# Best CPR Manikins?



## Bosco836 (Aug 28, 2015)

Our current batch of CPR-Prompt dolls are starting to show their age after a few years of use, and we're beginning to look at replacement options. 

I'm just curious as to everyone's thoughts on the best manikins out there - and why.  

Personally, I'm leaning towards the Prestan Professional Manikin with CPR Monitor lights.  Although they seem to be more expensive and heavy than some of the other ones out there, I've had great luck with them in the past while working for another agency as far as durability goes.  

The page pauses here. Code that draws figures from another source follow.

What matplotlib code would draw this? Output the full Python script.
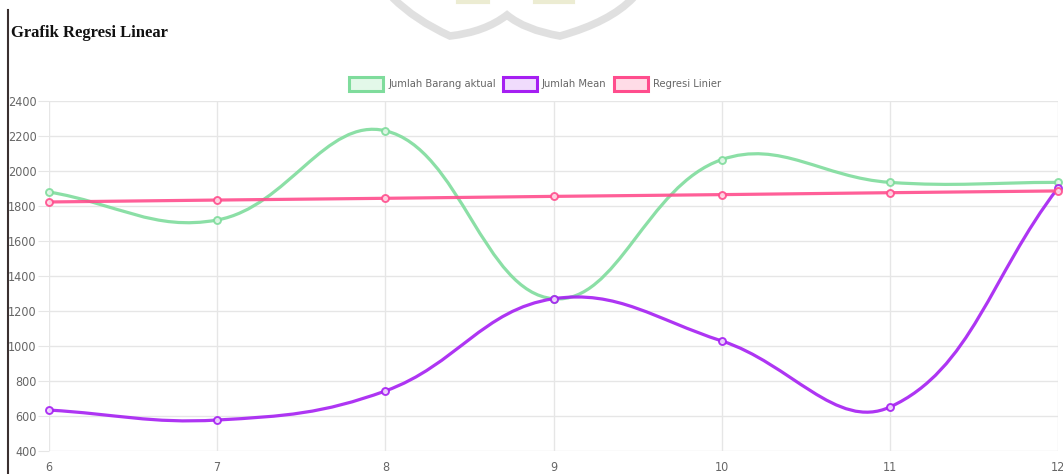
import numpy as np
import matplotlib
matplotlib.use("Agg")
import matplotlib.pyplot as plt
from matplotlib import font_manager
from matplotlib.font_manager import FontProperties
from matplotlib.path import Path
from matplotlib.patches import PathPatch, Rectangle
from matplotlib.lines import Line2D

# data bulan dan jumlah barang
bulan = [6, 7, 8, 9, 10, 11, 12]
jumlah_aktual = [1880, 1720, 2230, 1270, 2065, 1935, 1935]
jumlah_mean = [634, 577, 743, 1270, 1029, 651, 1903]
regresi = [1823, 1834, 1844, 1855, 1865, 1876, 1886]

label_seri = ["Jumlah Barang aktual", "Jumlah Mean", "Regresi Linier"]
warna_garis = ["#7fdc9c", "#a51ff2", "#ff4d8d"]
warna_isi = ["#e3f8e9", "#f0dcfd", "#ffdce7"]

y_ticks = list(range(400, 2401, 200))

W, H = 1063, 474


def cari_font_sempit():
    # pakai font sans yang condensed/narrow kalau ada
    kandidat = []
    for f in font_manager.fontManager.ttflist:
        nama = f.name.lower()
        sempit = ("narrow" in nama or "condensed" in nama
                  or str(f.stretch) in ("condensed", "semi-condensed", "extra-condensed"))
        if sempit and "serif" not in nama and "mono" not in nama and f.style == "normal":
            w = f.weight if isinstance(f.weight, int) else 400
            if w <= 400:
                kandidat.append((abs(w - 400), f.fname))
    if kandidat:
        kandidat.sort()
        return FontProperties(fname=kandidat[0][1])
    return FontProperties(family="Liberation Sans")


fp_sempit = cari_font_sempit()

fig = plt.figure(figsize=(W / 100, H / 100), dpi=100)
fig.patch.set_facecolor("white")


def px(x0, y0, w, h):
    # kotak dalam piksel (dari kiri atas) -> koordinat figure
    return [x0 / W, 1 - (y0 + h) / H, w / W, h / H]


ax = fig.add_axes(px(49, 101, 1009, 350))
ax.set_xlim(6, 12)
ax.set_ylim(400, 2400)
ax.set_xticks(bulan)
ax.set_yticks(y_ticks)
ax.grid(True, color="#e6e6e6", linewidth=1)
ax.set_axisbelow(True)
for s in ax.spines.values():
    s.set_visible(False)
ax.tick_params(axis="y", length=8, color="#e6e6e6", labelcolor="#666666", pad=1)
ax.tick_params(axis="x", length=0, labelcolor="#666666", pad=7)
for lab in ax.get_xticklabels() + ax.get_yticklabels():
    lab.set_fontproperties(fp_sempit)
    lab.set_fontsize(9)


def kurva(xs, ys, t=0.4):
    # spline bezier ala chart.js (tension 0.4), dihitung di ruang piksel
    tr = ax.transData
    p = tr.transform(np.column_stack([xs, ys]))
    n = len(p)
    c_prev, c_next = [], []
    for i in range(n):
        a = p[i - 1] if i > 0 else p[i]
        b = p[i]
        c = p[i + 1] if i < n - 1 else p[i]
        d01 = np.hypot(*(b - a))
        d12 = np.hypot(*(c - b))
        tot = d01 + d12
        s01 = d01 / tot if tot else 0
        s12 = d12 / tot if tot else 0
        c_prev.append(b - t * s01 * (c - a))
        c_next.append(b + t * s12 * (c - a))
    verts = [p[0]]
    codes = [Path.MOVETO]
    for i in range(1, n):
        verts += [c_next[i - 1], c_prev[i], p[i]]
        codes += [Path.CURVE4] * 3
    verts = tr.inverted().transform(np.array(verts))
    return Path(verts, codes)


# urutan gambar: dataset terakhir di bawah
semua = [jumlah_aktual, jumlah_mean, regresi]
for k in [2, 1, 0]:
    ys = semua[k]
    ax.add_patch(PathPatch(kurva(bulan, ys), facecolor="none", edgecolor=warna_garis[k],
                           linewidth=2.3, alpha=0.9, zorder=3 + k * 0.1, clip_on=False))
    ax.plot(bulan, ys, linestyle="none", marker="o", markersize=5,
            markerfacecolor=warna_isi[k], markeredgecolor=warna_garis[k],
            markeredgewidth=1.4, alpha=0.9, zorder=3.05 + k * 0.1, clip_on=False)

# legenda di atas grafik, ditengahkan
renderer = fig.canvas.get_renderer()
teks_leg = []
for k in range(3):
    t = fig.text(0, 1 - 84 / H, label_seri[k], color="#666666", fontproperties=fp_sempit,
                 fontsize=8, va="center", ha="left")
    teks_leg.append(t)
lebar = [t.get_window_extent(renderer).width for t in teks_leg]
kotak_w, sela_teks, sela_item = 34, 5, 7
total = sum(kotak_w + sela_teks + w for w in lebar) + sela_item * 2
x = 535 - total / 2
for k in range(3):
    fig.patches.append(Rectangle((x / W, 1 - 91 / H), kotak_w / W, 14 / H,
                                 transform=fig.transFigure, facecolor=warna_isi[k],
                                 edgecolor=warna_garis[k], linewidth=2.2))
    teks_leg[k].set_x((x + kotak_w + sela_teks) / W)
    x += kotak_w + sela_teks + lebar[k] + sela_item

# judul
fig.text(11 / W, 1 - 33 / H, "Grafik Regresi Linear", family="Liberation Serif",
         fontweight="bold", fontsize=12, color="#111111", va="center", ha="left")

# garis tepi kiri
fig.add_artist(Line2D([8 / W, 8 / W], [0, 1 - 10 / H], transform=fig.transFigure,
                      color="#3a3030", linewidth=1.5))

# logo samar di atas
logo = [(393, -2), (415, 20), (450, 36), (485, 32), (507, 15),
        (525, 30), (560, 36), (610, 22), (633, -2)]
kode = [Path.MOVETO] + [Path.CURVE3] * 8
pts = np.array([[lx / W, 1 - ly / H] for lx, ly in logo])
fig.patches.append(PathPatch(Path(pts, kode), transform=fig.transFigure,
                             facecolor="none", edgecolor="#d9d9d9", linewidth=5.5,
                             alpha=0.8, capstyle="round"))
for x0, x1 in [(458, 488), (535, 573)]:
    fig.add_artist(Line2D(np.array([x0, x1]) / W, 1 - np.array([1.5, 1.5]) / H,
                          transform=fig.transFigure, color="#ececd2", linewidth=3))

fig.savefig("out.png", dpi=100)
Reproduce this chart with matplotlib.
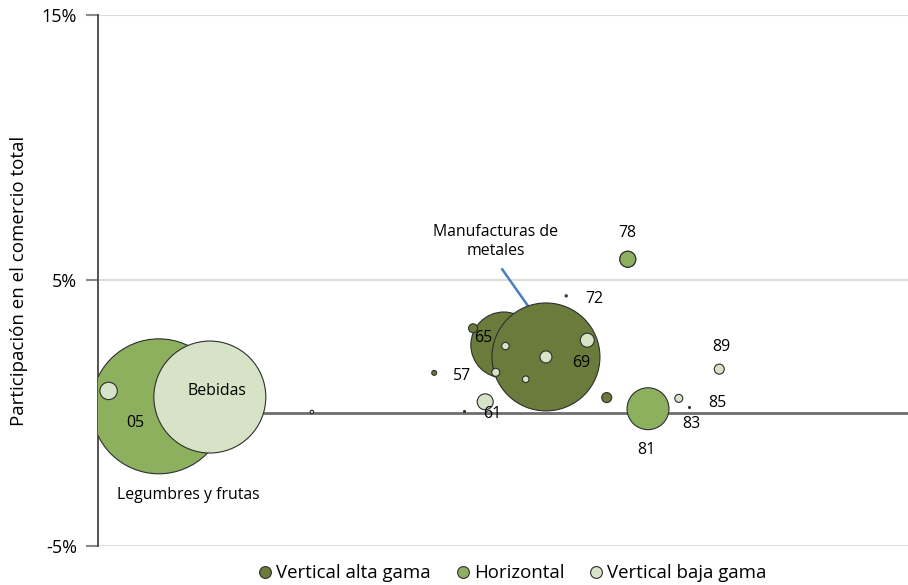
import matplotlib.pyplot as plt
from matplotlib.lines import Line2D

plt.rcParams['font.family'] = ['Open Sans', 'DejaVu Sans']

# bubble data (x: position on the horizontal scale, y: share of total trade %, w: trade value)
grupo = ['H', 'B', 'B', 'A', 'A', 'H', 'B', 'B', 'B', 'B', 'B', 'B',
         'A', 'A', 'A', 'B', 'H', 'A', 'B', 'B', 'B']
pos_x = [7.5, 13.8, 1.3, 50.1, 55.3, 67.9, 47.8, 65.4, 60.4, 55.3, 76.7, 50.3,
         46.3, 62.8, 41.5, 49.1, 65.4, 57.8, 52.8, 71.7, 26.4]
pos_y = [0.26, 0.61, 0.84, 2.57, 2.12, 0.17, 0.43, 5.80, 2.75, 2.12, 1.66, 2.53,
         3.20, 0.59, 1.52, 1.54, 5.80, 4.42, 1.28, 0.56, 0.05]
valor = [456, 314, 7.6, 109, 292, 44, 6.4, 6.4, 4.9, 3.6, 2.5, 1.4,
         2.0, 2.5, 0.6, 1.6, 6.4, 0.12, 1.1, 1.6, 0.3]
# small dots 61 and 83
dot_x = [45.2, 72.9]
dot_y = [0.08, 0.23]

colores = {'A': '#6b7b3b', 'H': '#8db05f', 'B': '#d7e3c6'}
leyenda = [('A', 'Vertical alta gama'), ('H', 'Horizontal'), ('B', 'Vertical baja gama')]

etiquetas = ['05', 'Bebidas', 'Legumbres y frutas', '57', '61', '65', '69',
             '72', '78', '81', '83', '85', '89']
etq_x = [4.6, 14.7, 11.2, 44.9, 48.7, 47.6, 59.7, 61.3, 65.3, 67.7, 73.3, 76.5, 77.0]
etq_y = [-0.37, 0.84, -3.08, 1.42, -0.04, 2.82, 1.88, 4.32, 6.80, -1.38, -0.40, 0.38, 2.51]

fig = plt.figure(figsize=(9.08, 5.85), dpi=100)
ax = fig.add_axes([0.108, 0.0667, 0.892, 0.9077])

ax.set_xlim(0, 100)
ax.set_ylim(-5, 15)

for yg in [-5, 5, 15]:
    ax.axhline(yg, color='#dcdcdc', lw=1.5, zorder=0)
ax.axhline(0, color='#6e6e6e', lw=2, zorder=1)

tam = [v * 20.7 for v in valor]
ax.scatter(pos_x, pos_y, s=tam, c=[colores[g] for g in grupo],
           edgecolors='#2e2e2e', linewidths=0.8, zorder=3)
ax.scatter(dot_x, dot_y, s=1.5, c='#2e2e2e', zorder=3)

for t, tx, ty in zip(etiquetas, etq_x, etq_y):
    ax.text(tx, ty, t, fontsize=11.4, ha='center', va='center', zorder=4)

ax.text(49.1, 6.46, 'Manufacturas de\nmetales', fontsize=11.4, ha='center',
        va='center', linespacing=1.25)
ax.plot([49.9, 53.2], [5.42, 3.99], color='#4a7fc0', lw=1.8, zorder=2)

ax.set_yticks([-5, 5, 15])
ax.set_yticklabels(['-5%', '5%', '15%'])
ax.set_xticks([])
ax.tick_params(axis='y', length=9, width=1.5, color='#8a8a8a', labelsize=13, pad=6)
for s in ['top', 'right', 'bottom']:
    ax.spines[s].set_visible(False)
ax.spines['left'].set_color('#444444')
ax.spines['left'].set_linewidth(1.3)

ax.set_ylabel('Participación en el comercio total', fontsize=13.5, labelpad=10)

handles = [Line2D([], [], marker='o', ls='', markersize=8.5, markerfacecolor=colores[g],
                  markeredgecolor='#2e2e2e', markeredgewidth=0.8) for g, _ in leyenda]
fig.legend(handles, [l for _, l in leyenda], loc='lower center', bbox_to_anchor=(0.563, -0.024),
           ncol=3, frameon=False, fontsize=13.4, handletextpad=0.1, columnspacing=1.2,
           handlelength=1.0)

fig.savefig('out.png', dpi=100)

I notice now Prestan has a lightweight manikin as well, although can't seem to find anyone who's actually used it.  If you have, I'd be particularly interested to hear your thoughts.

Thanks!


----------



## NomadicMedic (Aug 31, 2015)

I taught a lot, and Actar heads were awesome for lay responder CPR. Light, easy to cart around and easy to clean/maintain.


----------



## MMiz (Aug 31, 2015)

I'd go with Actar.  They're lightweight, cheap, and easy to store/transport.


----------



## redundantbassist (Sep 1, 2015)

I use actar manikins for layman cpr, and the laerdal resuci annie for the BLS for HCPs class. I find that the actar manikins are generally easiest for non healthcare providers to practice ventilating with, and to be honest, even I have trouble getting the laredal's chest to rise.


----------